§ **REQUIREMENTS**:
Print exactly the lines from the first one down to the line containing "import plotly.graph_objects as go", both ends included, with no pictures and nothing else.

§ **DATASET CONTENT**:
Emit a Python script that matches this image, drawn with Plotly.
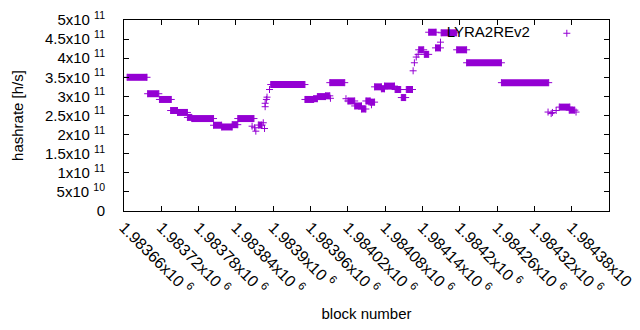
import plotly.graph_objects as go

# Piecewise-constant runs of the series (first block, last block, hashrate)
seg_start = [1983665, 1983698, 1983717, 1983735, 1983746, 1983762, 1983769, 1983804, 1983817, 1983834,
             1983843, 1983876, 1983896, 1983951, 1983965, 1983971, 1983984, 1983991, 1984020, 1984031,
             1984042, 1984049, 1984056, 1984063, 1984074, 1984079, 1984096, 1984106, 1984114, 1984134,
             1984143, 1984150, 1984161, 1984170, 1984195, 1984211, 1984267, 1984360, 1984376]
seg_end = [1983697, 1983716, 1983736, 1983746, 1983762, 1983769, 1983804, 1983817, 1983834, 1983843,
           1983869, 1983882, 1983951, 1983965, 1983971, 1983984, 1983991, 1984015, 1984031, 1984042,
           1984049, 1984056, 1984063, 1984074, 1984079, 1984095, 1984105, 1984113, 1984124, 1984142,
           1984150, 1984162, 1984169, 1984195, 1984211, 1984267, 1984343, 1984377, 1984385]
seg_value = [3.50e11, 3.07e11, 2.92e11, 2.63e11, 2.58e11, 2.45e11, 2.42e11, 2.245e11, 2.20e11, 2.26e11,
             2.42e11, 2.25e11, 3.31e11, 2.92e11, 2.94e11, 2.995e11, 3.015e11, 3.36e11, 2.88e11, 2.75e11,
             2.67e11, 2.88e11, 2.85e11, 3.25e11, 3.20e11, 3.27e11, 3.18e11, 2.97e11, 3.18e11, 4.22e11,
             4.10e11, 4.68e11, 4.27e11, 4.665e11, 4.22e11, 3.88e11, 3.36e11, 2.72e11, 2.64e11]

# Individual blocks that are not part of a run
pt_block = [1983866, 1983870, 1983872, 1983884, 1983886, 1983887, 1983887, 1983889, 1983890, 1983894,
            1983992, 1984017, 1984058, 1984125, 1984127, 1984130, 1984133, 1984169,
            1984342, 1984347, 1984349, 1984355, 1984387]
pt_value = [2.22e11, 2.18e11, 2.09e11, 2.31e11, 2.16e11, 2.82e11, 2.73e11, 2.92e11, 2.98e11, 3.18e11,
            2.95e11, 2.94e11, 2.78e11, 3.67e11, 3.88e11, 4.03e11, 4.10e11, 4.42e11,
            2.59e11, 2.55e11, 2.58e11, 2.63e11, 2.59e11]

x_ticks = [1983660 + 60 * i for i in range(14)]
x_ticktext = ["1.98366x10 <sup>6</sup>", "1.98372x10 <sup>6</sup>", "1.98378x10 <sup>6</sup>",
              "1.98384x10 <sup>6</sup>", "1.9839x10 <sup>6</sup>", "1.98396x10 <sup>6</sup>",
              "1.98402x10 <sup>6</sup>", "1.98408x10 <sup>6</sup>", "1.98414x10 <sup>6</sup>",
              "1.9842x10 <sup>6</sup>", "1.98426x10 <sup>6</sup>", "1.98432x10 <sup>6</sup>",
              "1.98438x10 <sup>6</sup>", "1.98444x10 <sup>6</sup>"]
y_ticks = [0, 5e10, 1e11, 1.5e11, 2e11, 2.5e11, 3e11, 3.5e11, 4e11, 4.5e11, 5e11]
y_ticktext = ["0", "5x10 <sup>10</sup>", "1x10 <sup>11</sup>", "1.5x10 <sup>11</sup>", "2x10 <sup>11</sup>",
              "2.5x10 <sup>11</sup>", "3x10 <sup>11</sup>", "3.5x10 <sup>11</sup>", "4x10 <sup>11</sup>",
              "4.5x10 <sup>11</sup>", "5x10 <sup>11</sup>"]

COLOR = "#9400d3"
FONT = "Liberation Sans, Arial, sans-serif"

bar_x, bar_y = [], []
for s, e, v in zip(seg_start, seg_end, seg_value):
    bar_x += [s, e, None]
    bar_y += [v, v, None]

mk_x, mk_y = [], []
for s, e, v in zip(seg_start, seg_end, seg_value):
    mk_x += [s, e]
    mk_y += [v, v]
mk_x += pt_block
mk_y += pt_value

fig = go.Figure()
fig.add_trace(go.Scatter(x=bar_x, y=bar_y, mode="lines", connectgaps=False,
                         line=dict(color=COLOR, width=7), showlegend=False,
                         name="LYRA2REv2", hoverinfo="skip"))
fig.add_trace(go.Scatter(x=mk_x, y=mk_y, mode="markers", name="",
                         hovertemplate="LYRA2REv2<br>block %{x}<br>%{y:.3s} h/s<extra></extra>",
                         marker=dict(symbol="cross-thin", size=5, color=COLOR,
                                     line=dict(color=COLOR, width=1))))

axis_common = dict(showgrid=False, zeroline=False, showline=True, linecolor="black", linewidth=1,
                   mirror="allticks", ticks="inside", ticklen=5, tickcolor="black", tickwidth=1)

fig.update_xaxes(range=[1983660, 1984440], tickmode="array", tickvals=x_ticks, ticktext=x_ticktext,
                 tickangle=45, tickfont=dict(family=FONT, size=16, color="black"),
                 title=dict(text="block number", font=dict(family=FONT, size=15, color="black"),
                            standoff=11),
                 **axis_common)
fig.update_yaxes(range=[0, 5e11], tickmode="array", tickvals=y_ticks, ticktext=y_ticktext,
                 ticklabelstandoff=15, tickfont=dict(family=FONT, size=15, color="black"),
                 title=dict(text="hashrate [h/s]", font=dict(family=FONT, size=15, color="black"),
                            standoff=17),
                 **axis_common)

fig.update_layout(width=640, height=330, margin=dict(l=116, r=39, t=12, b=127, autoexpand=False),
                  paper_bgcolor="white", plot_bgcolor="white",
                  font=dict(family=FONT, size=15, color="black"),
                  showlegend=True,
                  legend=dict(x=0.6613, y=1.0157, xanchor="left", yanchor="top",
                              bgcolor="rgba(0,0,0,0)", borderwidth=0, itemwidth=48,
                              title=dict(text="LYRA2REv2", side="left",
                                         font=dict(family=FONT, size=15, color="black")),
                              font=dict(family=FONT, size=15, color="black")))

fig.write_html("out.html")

§ **EXPECTED ANSWER**:
Emit a Python script that matches this image, drawn with Plotly.
import plotly.graph_objects as go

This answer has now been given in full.